D-backs offense goes silent, posts 19 straight outs to end game vs. Padres
PHOENIX — There was bound to be some regression for the Arizona Diamondbacks’ bats after such a strong start to the season and we got a taste of it on Friday night.
Arizona’s offense mustered only four baserunners and one run against the San Diego Padres in a 2-1 home loss, making it three losses in a row.
David Peralta’s RBI single in the bottom of the third with two outs to tie the game 1-1 was the last time a batter would reach base for the D-backs. Seriously. They recorded 19 straight outs to end the game.
This was not a sensational individual pitching effort from the counterpart, either. Padres starter Chris Paddack went only 5.1 innings and gave up all four of those baserunners. San Diego’s bullpen closed out the rest.

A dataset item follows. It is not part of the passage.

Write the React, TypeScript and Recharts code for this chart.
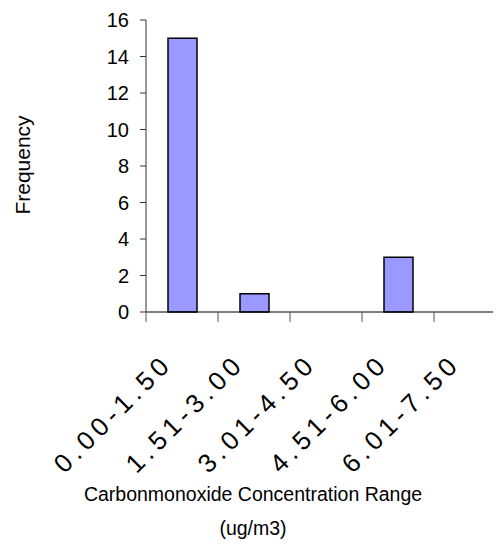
import { BarChart, Bar, XAxis, YAxis, Label } from 'recharts';

const ranges = ['0.00-1.50', '1.51-3.00', '3.01-4.50', '4.51-6.00', '6.01-7.50'];
const frequency = [15, 1, 0, 3, 0];
const yTicks = [0, 2, 4, 6, 8, 10, 12, 14, 16];

const data = ranges.map((range, i) => ({ range, count: frequency[i] }));

const FONT = '"Liberation Sans", Arial, sans-serif';
const WIDTH = 520;
const HEIGHT = 542;
const MARGIN = { top: 12, right: 22, bottom: 178, left: 0 };
const Y_AXIS_W = 138;
const PLOT_W = WIDTH - MARGIN.left - MARGIN.right - Y_AXIS_W;
const BAND = PLOT_W / ranges.length;
const PLOT_BOTTOM = 304;

function RangeTick(props: any) {
  const { x, payload } = props;
  const ax = x - 8;
  const ay = PLOT_BOTTOM + 53;
  return (
    <g>
      <line x1={x - BAND / 2} y1={PLOT_BOTTOM} x2={x - BAND / 2} y2={PLOT_BOTTOM + 10} stroke="#555" />
      <text
        x={ax}
        y={ay}
        textAnchor="end"
        fill="#000"
        style={{ fontSize: 26, letterSpacing: 5, fontFamily: FONT }}
        transform={`rotate(-45, ${ax}, ${ay})`}
      >
        {payload.value}
      </text>
    </g>
  );
}

export default function App() {
  return (
    <div style={{ width: 493, height: 542, overflow: 'hidden' }}>
      <BarChart width={WIDTH} height={HEIGHT} data={data} margin={MARGIN}>
        <XAxis
          dataKey="range"
          axisLine={{ stroke: '#000' }}
          tickLine={false}
          tick={(p: any) => <RangeTick {...p} />}
          interval={0}
          height={60}
        >
          <Label
            content={() => (
              <text x={245} y={493} textAnchor="middle" fontSize={19.5} fontFamily={FONT} fill="#000">
                <tspan x={245} dy={0}>Carbonmonoxide Concentration Range</tspan>
                <tspan x={245} dy={34}>(ug/m3)</tspan>
              </text>
            )}
          />
        </XAxis>
        <YAxis
          width={Y_AXIS_W}
          domain={[0, 16]}
          ticks={yTicks}
          interval={0}
          tickSize={6}
          tickMargin={11}
          axisLine={{ stroke: '#333' }}
          tickLine={{ stroke: '#333' }}
          tick={{ fontSize: 20, fill: '#000', fontFamily: FONT }}
        >
          <Label
            content={() => (
              <text
                x={14.5}
                y={157}
                textAnchor="middle"
                dominantBaseline="central"
                fontSize={21}
                fontFamily={FONT}
                fill="#000"
                transform="rotate(-90, 14.5, 157)"
              >
                Frequency
              </text>
            )}
          />
        </YAxis>
        <Bar dataKey="count" fill="#9999FF" stroke="#000" strokeWidth={1.5} barSize={29} isAnimationActive={false} />
      </BarChart>
    </div>
  );
}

“We never really got into a rhythm,” manager Torey Lovullo said. “Seemed like when we had some good approaches to Paddack, he made pitches to finish us off and we could never really get in sync with him.”

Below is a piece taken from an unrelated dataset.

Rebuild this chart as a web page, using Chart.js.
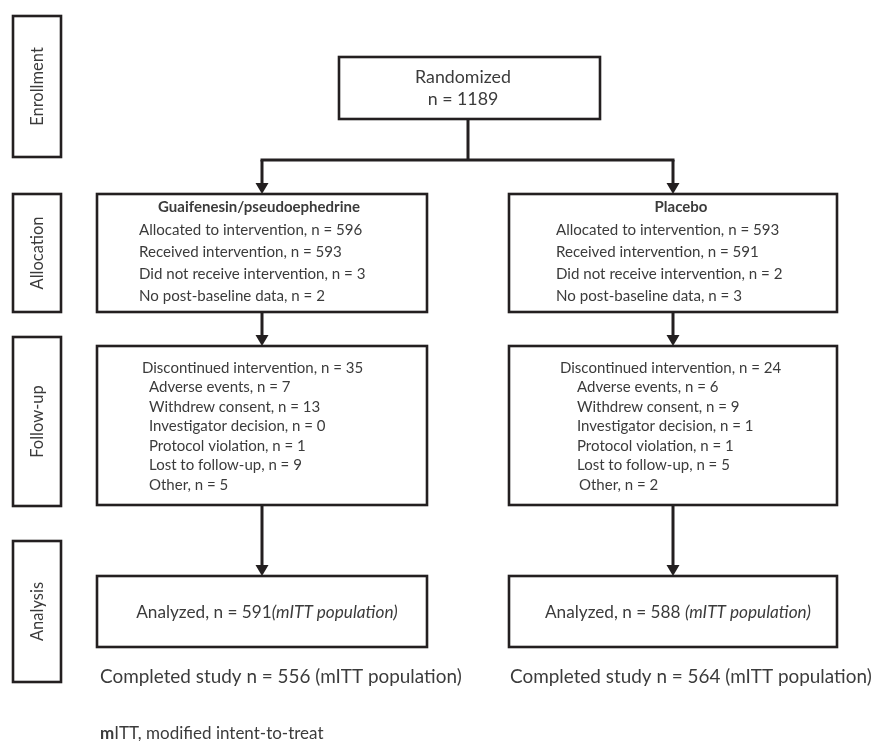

On some nights, losing in blowout fashion would make it hurt less for Arizona considering the way Luke Weaver pitched.
Manny Machado fouled four straight pitches off Weaver in the first before homering to right for the game’s first run, but after that, the right-hander settled into the game and a strong overall outing.

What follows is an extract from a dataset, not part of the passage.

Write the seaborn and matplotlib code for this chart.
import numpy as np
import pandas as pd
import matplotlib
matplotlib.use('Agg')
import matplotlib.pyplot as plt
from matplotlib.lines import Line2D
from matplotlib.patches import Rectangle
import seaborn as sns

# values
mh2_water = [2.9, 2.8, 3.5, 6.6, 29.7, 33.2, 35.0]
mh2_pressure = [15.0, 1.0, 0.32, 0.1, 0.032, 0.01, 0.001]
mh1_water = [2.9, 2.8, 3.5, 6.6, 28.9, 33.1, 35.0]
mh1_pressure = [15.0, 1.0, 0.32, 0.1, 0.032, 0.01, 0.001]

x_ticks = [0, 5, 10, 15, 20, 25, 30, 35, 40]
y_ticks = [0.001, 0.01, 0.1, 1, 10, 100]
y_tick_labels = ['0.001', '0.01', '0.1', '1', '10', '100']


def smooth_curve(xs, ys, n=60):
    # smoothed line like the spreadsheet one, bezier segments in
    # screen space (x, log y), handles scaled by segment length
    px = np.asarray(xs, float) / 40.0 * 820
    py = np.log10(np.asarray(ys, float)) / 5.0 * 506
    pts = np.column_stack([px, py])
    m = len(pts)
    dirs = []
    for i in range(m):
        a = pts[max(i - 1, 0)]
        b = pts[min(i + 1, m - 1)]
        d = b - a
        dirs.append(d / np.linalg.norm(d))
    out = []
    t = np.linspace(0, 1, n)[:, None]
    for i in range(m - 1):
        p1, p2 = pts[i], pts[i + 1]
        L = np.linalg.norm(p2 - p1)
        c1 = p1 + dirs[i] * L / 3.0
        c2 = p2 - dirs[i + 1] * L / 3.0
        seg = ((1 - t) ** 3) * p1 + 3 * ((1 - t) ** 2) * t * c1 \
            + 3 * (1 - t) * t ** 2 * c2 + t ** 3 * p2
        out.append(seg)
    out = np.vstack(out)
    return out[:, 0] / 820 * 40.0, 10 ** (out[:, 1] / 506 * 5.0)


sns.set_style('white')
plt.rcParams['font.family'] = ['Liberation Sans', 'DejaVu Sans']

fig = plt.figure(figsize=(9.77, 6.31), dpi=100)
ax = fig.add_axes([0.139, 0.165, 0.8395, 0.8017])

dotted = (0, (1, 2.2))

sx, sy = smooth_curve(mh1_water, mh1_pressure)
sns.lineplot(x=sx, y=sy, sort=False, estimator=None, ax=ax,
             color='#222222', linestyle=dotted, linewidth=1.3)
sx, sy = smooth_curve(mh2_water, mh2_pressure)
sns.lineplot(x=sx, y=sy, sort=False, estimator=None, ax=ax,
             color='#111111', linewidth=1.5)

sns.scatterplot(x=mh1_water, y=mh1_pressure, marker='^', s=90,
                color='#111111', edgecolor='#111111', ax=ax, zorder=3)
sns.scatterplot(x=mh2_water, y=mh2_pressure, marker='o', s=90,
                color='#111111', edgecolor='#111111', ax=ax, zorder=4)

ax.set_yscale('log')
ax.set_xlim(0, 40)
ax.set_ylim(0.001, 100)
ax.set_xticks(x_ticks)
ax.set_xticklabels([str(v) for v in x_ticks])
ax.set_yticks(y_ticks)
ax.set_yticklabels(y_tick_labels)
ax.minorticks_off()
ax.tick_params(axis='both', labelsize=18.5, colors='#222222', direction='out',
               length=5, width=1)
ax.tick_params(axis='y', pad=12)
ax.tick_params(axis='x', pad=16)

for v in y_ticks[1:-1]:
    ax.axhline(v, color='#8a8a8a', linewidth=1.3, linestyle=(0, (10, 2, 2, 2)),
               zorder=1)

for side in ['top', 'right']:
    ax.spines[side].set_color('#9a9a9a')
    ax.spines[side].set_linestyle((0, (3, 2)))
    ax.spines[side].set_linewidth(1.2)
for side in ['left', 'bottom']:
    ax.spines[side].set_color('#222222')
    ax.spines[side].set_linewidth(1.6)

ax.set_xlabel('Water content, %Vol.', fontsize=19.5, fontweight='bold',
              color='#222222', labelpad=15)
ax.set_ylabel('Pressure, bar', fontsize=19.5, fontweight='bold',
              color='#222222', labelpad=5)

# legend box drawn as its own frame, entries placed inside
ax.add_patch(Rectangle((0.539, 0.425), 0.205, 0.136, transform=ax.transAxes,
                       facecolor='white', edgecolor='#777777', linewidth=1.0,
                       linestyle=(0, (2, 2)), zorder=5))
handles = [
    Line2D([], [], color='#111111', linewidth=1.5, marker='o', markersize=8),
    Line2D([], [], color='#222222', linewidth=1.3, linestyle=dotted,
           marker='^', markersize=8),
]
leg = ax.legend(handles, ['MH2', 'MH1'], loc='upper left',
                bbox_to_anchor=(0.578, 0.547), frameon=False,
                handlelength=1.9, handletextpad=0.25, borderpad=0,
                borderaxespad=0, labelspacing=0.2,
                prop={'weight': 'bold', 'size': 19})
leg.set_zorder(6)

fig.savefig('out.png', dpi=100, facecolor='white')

Only two runners reached on him from then until the seventh.
The problem was that Weaver’s opposition Paddack was doing the same, leaving the game with no baserunners for three full innings until the top of the seventh.
Will Myers and Fernando Tatis Jr. hit back-to-back doubles to break the streak and a 1-1 deadlock to give the Padres the edge. Weaver was pulled there.
He went 6.1 innings, allowing two earned runs on five hits and no walks, striking out eight.
“Luke was pacing us, he was keeping us in the game, he was working both sides of the plate, elevating the fastball — just a really complete effort I thought,” Lovullo said.
During pregame availability, Lovullo discussed his philosophy in when to pull starting pitchers after Zack Godley’s performance on Thursday, and as Weaver’s loss showed, that ended up being another factor on Friday. Lovullo said after he did not think about pulling Weaver, taking into consideration how Weaver was handling the game.
It was the opposite decision on the other end by Padres manager Andy Green.
San Diego elected to pull Paddack at 88 pitches and 5.1 innings despite the fact he had gotten eight straight D-backs hitters out. The Padres’ bullpen got clean through the rest of the game, backing up Green’s strategy.
“I mean it worked out great, right?” Lovullo said. “At the time I was thinking, ‘Well, he’s locked in pretty well and let’s see what we can do [to] the bullpen’ so I was kind of in favor of the move to get him out of the game but clearly [Green] knew his candidates.”
Lovullo cited Green likely knew a pitch count for the 23-year-old rookie and that the guys in his bullpen were in a good spot.
Adam Jones summed up the D-backs’ loss well on Twitter.
These games are going to happen in a long, long season and skip agreed.
“Those are the frustrating parts of the game,” Lovullo said. “We’ve seen it already a couple of times where our pitchers have done a great job, kept us in the game (but) we haven’t done much offensively.
“That’s the nature of the beast.”
Merrill Kelly gets the nod for Saturday’s showdown with the Padres at 5:10 p.m. You can listen to the action on 98.7 FM Arizona’s Sports Station.
Through two starts, the former Arizona State righty has a 2.54 ERA and has bounced back after a rough go in spring training.
He faces off with San Diego’s Matt Strahm, who nearly triples Kelly’s ERA at 7.04.